The Fahnestock Sisters

Samuel and Susan Fahnestock had two daughters and three sons that lived to adulthood. The daughters came first, sandwiched around a brother who passed away in infancy. What we know of their lives is limited to what can be traced in public records, and those are slim, but the evidence shows a close-knit family with sisters who had a particularly tight bond.

Born in 1819, Caroline Elizabeth Fahnestock was the oldest in family, and her patience with and concern for her siblings are clear in the scant records we have of her. Like most of Gettysburg’s residents, the Fahnestocks were swept up in the aftermath of the battle, and the family’s store became the major supply depot of the US Sanitation Commission. The family no doubt played a large role in helping with the storage and dispersal of supplies, and the Fahnestock women almost certainly helped in the various nursing activities required for weeks after the battle until all the wounded were evacuated to Camp Letterman.

In the months following the battle, a number of residents died from ancillary battle effects. In some cases, people accidentally set off unexploded ordinance; in other cases, people became mysteriously ill and died—in the latter cases, residents frequently blamed ongoing exposure to chemicals used in embalming.
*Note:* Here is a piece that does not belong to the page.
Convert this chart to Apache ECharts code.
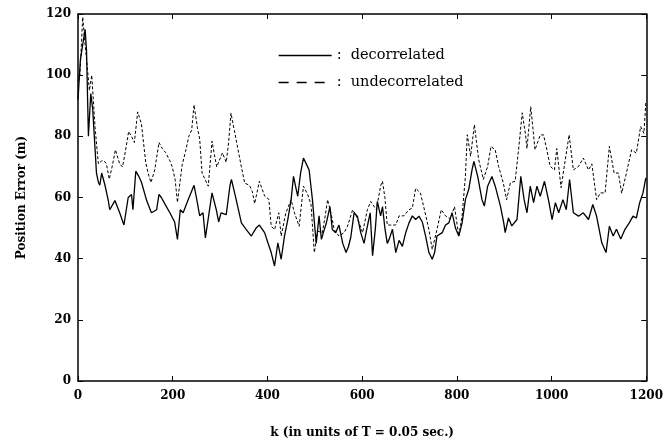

We don’t know if such was the case for the unmarried, forty-five-year-old Caroline, but sometime around February or March 1864, she fell ill. In the following months, it must have become clear that her illness would be fatal, for she altered her will. In doing so, she named her brother Edward as executor and bequeathed all her physical belongs to Louisa Catherine, her sister. Further, she named Louisa the beneficiary of any money that might come from her father’s estate upon his passing, and she named Louisa’s son, Edward, as a beneficiary or a portion of money should he outlive Louisa.
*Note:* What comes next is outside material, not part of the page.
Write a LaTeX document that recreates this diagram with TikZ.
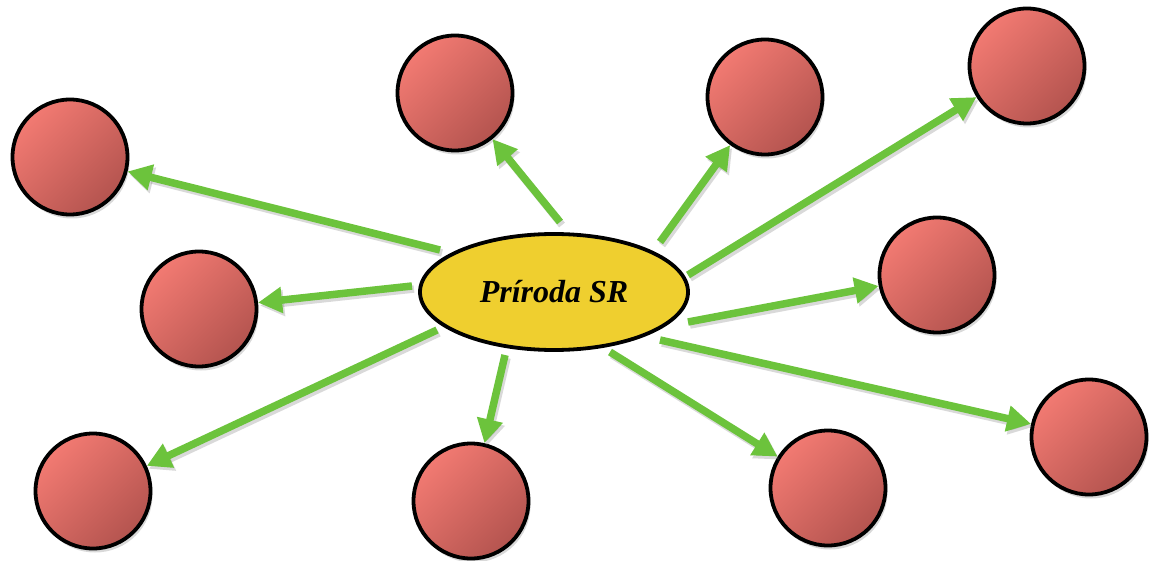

On August 31, 1864, Caroline succumbed to her illness. The town’s vital records noted that Caroline passed “[a]fter a sickness of six months which she bore with Christian resignation and cheerfulness.”

The disaster of the battle and the loss of her beloved older sister were hardly the only tragedies Louise Fahnestock Cox endured. Louise was born in 1822, just one year after her older brother was born then passed in infancy. Her older brother was named Louis, and it is likely that Louise was given her name in honor of the sibling she would never know.

In 1844, when Louise was twenty-two, a young doctor from Lancaster joined a medical practice in Gettysburg.

The practice was located just a couple of blocks from the Fahnestock store and home, and soon, Louise and Dr. John A. Cox were seeing each other. In 1847, the couple married, and within a year, their first son arrived. Nodding to the tight-knit Fahnestock family, the couple named the boy Samuel Fahnestock Cox. Another boy would follow in 1850, and he got his father’s name, John. John did not live to adulthood, and the lack of records about him suggests that he may have died very young. In February 1852, Louise gave birth to another son, and in this case, the boy would get her brother’s first name and her husband’s name as a middle name. But in October of the same year, tragedy struck again—young Samuel took ill and passed away.

Starting in 1853, sons Harry, James, and Thomas would follow, one every other year. The family, which had apparently lived for at least some of the years with Louise’s parents, moved to Philadelphia. The young family may have hoped to leave behind painful memories, and Dr. Cox surely hoped to grow his medical practice. Instead, war swept the land, in 1863 Gettysburg was utterly changed, and in 1864, Louise’s beloved sister passed. If that wasn’t difficult enough, eighteen months after the war’s conclusion, Dr. Cox suddenly became ill, deteriorated quickly, and died.

Newly widowed, mourning, and caring for young children, the grieving Louise returned to Gettysburg where she would raise her boys amidst family and friends. Even this would not be without its sorrows, for Louise would outlive all of her children except John.